Tuesday, February 14, 2012

I am


It's not a secret that I've been struggling to find my balance between being a yogi and being a runner. I purposely left the title of this post open ended so I don't have to call myself one or the other. I'm neither and I'm both, all at the same time.

Hmm, did I get too philosophical on you there? Sorry, I've been studying the Bhagavad Gita and the Upanishads all weekend. It had me thinking a lot about not being attached to results. Just be here.

Now.


Jess wrote a great post last week about how you're still a runner, even if you don't run marathons. That's a thought I can 100% get behind. Running is taking a backseat in my life, and that's okay. It doesn't make me any less of a runner. Even though it's still a huge part of me and I will take the opportunities to get out for a run when I can, running is not a priority for me right now. 

That's why I'm not going to commit to running any of the races on my 2012 wishlist.

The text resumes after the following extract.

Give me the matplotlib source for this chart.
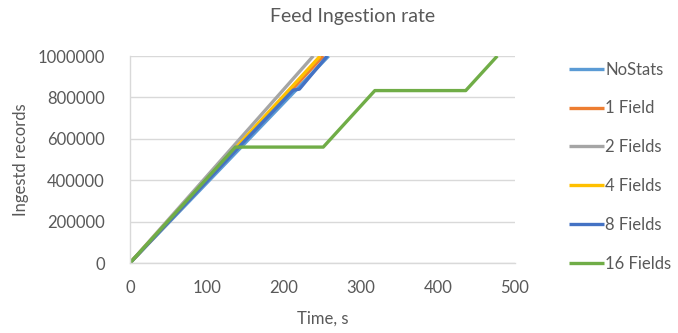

That doesn't mean I won't run any races, I'm just not adding training for a long race to my already overloaded schedule. I don't want to add the stress of feeling like I have to get out there and run. While I may decide at the last minute to participate in a shorter distance, I'm not going to plan for it. Getting out for a run just isn't always an option, but I'll take what I can get when I can get it.

So runners, please don't abandon me because I'm not posting my marathon training updates like everyone else is. My inner runner is still in there, it's just a few layers beneath the yogi, the lacrosse coach, the fiance, and the engineer.

This is why I'm not just a runner. I just am.